Я думал, она обрадуется моему известию, но вышло почему-то наоборот. Ну, сейчас начнёт мозги мне промывать, что не годится такому парню, как я, дружить с богатой девчонкой, потому что она замуж за меня не пойдёт ни за какие суси. Одна у неё женитьба на уме, только о том и готова толковать. В общем, не стал я им про аварию и новый байк ничего рассказывать, пожалел стариков.
– Приготовил подарок отцу? – тихо спросила меня мать.
– Симатта! Забыл. Но заеду в маркет, точно.
В самом деле, надо бы оядзи подарок прикупить, безделушку какую-нибудь в нихонском духе. Он такие уважает.
Когда я из пансионата вышел, уже темно было. «Всё, куплю себе завтра модзири, – решил. – Только бы иен хватило». У меня всего тысяч пять на счёте лежало.
Сейчас в кибертране уже полные люмпены и отморозки раскатывали. И нищий ко мне один пристал так, что не отвяжешься. У него через шею был перекинут потёртый ремень, а на нём болтался кассовый аппарат – где только спёр?
– Перечислите сто иен, сильный господин… – канючил он и хватал меня за рукав грязными пальцами. Чуть не въехал ему в челюсть, только гигиена меня остановила. – Или эмпешку скиньте, ну чего вам стоит?
– Я свои уже по десять раза крутил, с помехами теперь звучат! – обозлился я.
– А у меня кодек пиратский, – обрадовался нищий. – У меня пойдут!
– Чего пристал? Вали отсюда, меломан!
– Да ты хоть знаешь, кто я такой? – Нищий кое-как выпрямился и выпятил тощую грудь. – Я на эреки сам играл, чуть не стал идору касю, понял? Мня все знали! И такие, как ты, мочились прямо перед сценой от счастья, если я на них одним только глазом смотрел. Меня Идзуми Юкимура в газете похвалила! И Юдзо Каяма! Да я самого Микки Кёртиса в аэропорту встречал, с Джимми Токитой в одном баре сидел.
– Урусай, старик!
– Мне сам Хирао программу концерта надписал, тан атама! А на эреки я учился играть по записям Тэроути! Он меня тоже знал и хорошо отзывался, пока не помер.

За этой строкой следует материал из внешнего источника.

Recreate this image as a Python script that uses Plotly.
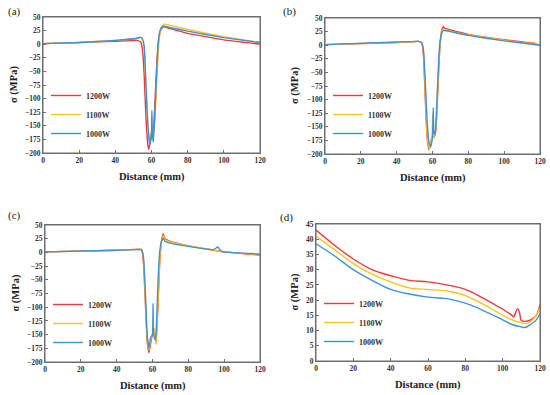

– Не знаю никого, симатта. Ты заткнёшься или нет, старик? Я сам бедный, видишь же – с тобой в одном вагоне еду.
Он как-то съёжился, глянул на меня потерянно.
– Как не знаешь? Про Кэйдзиро Ямасита слышал?

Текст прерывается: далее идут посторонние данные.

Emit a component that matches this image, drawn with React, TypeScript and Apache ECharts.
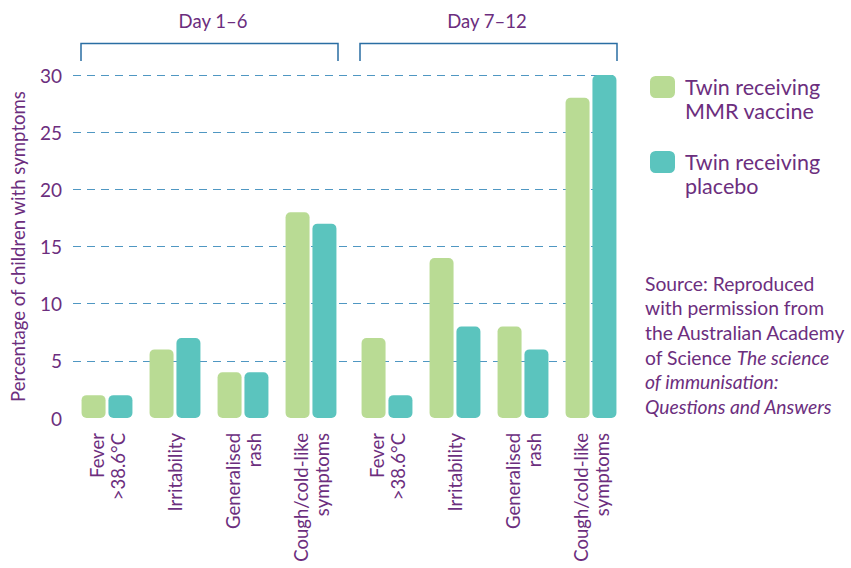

– Сказал же, никого не знаю.
Нищий отступил на шаг и упёрся в торец вагонетки, в вертикальную перекладину окна. А стёкол никаких в этом окне, конечно, не было, и ветер холодный так и свистел по вагону. Редкие пассажиры в куртки кутались – у кого они были. Космы старика, седые и неряшливые, взлетели от ветра.

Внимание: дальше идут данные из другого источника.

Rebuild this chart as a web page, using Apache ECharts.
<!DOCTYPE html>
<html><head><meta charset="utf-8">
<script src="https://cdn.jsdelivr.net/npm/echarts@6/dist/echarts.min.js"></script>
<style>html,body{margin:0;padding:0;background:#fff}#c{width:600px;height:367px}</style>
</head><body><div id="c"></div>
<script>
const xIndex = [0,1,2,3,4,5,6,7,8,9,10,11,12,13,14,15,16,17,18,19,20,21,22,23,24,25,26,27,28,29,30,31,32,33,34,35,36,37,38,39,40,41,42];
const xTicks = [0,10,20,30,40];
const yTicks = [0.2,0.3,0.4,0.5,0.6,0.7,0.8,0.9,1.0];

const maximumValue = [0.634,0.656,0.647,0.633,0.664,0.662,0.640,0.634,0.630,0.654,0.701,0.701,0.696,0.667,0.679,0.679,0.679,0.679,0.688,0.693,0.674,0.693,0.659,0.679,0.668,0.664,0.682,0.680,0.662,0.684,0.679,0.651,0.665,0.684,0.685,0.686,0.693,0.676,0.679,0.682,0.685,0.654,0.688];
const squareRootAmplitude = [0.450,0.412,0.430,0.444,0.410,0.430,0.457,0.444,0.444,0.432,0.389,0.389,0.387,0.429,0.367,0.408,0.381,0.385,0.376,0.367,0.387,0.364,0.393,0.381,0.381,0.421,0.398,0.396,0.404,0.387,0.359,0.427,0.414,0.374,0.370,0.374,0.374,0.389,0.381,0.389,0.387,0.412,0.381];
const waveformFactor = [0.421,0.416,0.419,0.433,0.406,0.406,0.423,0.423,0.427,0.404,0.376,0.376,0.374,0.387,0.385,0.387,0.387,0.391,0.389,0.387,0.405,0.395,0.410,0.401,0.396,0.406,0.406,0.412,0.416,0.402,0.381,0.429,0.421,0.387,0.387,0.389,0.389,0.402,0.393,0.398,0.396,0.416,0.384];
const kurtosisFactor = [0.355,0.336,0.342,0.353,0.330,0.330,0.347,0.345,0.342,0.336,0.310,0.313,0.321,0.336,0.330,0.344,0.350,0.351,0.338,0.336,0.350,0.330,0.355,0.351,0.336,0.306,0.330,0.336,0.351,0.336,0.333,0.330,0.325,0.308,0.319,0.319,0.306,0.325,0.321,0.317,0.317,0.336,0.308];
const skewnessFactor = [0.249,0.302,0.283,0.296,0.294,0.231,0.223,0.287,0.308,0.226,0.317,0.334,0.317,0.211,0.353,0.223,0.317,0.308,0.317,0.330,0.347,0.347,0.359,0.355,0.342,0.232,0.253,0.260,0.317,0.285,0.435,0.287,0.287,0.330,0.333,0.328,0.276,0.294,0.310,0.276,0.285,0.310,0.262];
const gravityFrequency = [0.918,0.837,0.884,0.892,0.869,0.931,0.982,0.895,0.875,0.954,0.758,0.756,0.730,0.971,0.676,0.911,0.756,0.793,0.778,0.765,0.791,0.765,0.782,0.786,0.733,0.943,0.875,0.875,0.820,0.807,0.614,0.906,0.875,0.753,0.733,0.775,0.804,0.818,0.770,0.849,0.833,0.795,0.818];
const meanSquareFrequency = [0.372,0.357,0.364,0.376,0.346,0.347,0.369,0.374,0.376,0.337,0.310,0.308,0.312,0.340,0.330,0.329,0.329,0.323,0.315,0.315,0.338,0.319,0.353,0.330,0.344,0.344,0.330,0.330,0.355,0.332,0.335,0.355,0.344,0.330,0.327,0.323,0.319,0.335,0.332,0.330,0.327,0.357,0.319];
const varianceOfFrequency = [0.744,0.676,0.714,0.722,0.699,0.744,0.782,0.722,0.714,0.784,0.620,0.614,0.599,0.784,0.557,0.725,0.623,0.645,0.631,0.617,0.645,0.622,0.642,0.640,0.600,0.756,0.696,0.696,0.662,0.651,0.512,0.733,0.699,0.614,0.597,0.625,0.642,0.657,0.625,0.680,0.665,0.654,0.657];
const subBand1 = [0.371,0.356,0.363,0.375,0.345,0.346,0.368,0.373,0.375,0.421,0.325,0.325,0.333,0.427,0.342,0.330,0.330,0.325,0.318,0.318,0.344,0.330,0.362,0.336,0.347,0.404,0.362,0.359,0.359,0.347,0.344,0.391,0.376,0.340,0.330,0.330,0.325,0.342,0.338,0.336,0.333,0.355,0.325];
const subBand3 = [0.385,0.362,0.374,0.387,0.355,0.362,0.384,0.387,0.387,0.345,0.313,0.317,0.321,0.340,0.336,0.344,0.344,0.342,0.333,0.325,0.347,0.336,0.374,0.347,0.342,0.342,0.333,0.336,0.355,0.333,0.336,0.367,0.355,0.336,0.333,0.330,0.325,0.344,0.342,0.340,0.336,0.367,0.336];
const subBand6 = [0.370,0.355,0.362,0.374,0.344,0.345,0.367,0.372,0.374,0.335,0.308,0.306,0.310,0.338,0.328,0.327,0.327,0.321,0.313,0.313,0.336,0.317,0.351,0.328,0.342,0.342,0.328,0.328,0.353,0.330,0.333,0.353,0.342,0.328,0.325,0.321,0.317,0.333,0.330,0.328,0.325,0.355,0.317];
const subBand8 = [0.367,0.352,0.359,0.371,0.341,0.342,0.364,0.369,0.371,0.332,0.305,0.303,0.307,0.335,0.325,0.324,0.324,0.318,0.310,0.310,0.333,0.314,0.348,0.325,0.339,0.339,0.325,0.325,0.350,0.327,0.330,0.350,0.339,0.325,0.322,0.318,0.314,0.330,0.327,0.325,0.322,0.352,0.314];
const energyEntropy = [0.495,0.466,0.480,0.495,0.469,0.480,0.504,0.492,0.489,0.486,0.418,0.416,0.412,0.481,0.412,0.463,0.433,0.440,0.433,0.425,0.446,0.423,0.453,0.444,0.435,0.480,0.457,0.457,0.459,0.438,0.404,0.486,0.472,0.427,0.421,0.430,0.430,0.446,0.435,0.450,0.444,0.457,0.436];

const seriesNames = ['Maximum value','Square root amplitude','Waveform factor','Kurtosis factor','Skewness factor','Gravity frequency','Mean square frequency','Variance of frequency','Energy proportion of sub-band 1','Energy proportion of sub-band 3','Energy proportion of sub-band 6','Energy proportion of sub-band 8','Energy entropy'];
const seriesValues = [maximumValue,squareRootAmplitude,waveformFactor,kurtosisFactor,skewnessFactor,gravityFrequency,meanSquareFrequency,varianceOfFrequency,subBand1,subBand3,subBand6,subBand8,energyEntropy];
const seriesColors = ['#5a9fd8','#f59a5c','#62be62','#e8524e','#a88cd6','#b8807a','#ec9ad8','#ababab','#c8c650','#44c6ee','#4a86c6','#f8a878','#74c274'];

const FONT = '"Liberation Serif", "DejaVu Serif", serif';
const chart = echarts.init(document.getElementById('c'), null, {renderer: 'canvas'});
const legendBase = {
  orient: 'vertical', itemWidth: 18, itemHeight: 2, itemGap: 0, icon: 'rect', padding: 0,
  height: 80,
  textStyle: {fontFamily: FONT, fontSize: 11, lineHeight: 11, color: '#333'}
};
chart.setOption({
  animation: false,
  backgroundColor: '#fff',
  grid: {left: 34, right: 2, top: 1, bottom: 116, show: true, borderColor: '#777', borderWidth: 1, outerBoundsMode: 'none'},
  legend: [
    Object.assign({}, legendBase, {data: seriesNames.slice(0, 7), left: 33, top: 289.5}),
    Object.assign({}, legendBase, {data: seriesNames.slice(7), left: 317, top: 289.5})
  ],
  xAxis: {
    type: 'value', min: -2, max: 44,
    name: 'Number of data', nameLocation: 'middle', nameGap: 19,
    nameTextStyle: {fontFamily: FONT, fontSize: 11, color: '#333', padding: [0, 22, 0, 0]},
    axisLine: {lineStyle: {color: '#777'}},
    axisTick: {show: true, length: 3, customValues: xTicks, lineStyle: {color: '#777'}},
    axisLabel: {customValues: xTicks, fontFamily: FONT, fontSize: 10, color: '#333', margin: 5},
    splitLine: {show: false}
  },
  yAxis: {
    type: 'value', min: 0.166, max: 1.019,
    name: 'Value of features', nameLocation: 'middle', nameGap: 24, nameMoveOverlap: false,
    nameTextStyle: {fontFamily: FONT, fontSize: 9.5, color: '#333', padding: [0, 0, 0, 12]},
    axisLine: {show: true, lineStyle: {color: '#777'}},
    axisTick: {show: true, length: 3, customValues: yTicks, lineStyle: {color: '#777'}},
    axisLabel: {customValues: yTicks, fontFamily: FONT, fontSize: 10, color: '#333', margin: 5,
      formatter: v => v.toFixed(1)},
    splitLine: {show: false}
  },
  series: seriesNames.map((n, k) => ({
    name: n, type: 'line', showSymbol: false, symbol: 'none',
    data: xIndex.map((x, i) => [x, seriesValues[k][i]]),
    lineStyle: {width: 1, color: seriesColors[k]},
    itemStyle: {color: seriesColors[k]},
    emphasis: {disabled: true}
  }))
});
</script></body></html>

– Никого не осталось… – пробормотал он. – Всех забыли.
– Прошу вас, господин, остерегитесь! – воззвал к нищему робо-психиатр. Я и не заметил, как он подкатился к нему и теперь торчал в метре от старика, воздев битые клешни. – Не поддавайтесь слабости, живите!
Эти роботы вечно выискивают конфликты и пристают к пассажирам с советами и заклинаниями. Я по голику видел, что у них процессор на особые частоты в голосе реагирует. Якобы у будущего самоубийцы голос становится «замогильным». Наверное, старик с таким интонациями высказался, вот робо-психиатр к нему и пристал. Нищий, услышав механизм, словно очнулся и зло пнул его по мятому корпусу.
– Не дождётесь, тэмаэ! Синдзимаэ, жестянка!
Я помог старику прогнать тупой механизм, и на кассу ему сто иен сбросил – сам не понял зачем. Тут и моя остановка подошла, а то бы ко мне со всего поезда нищие сбежались. В общем, с тяжёлым сердцем я домой шагал, хоть и случилась у меня сегодня удивительная радость. Не люблю в кибертране ездить.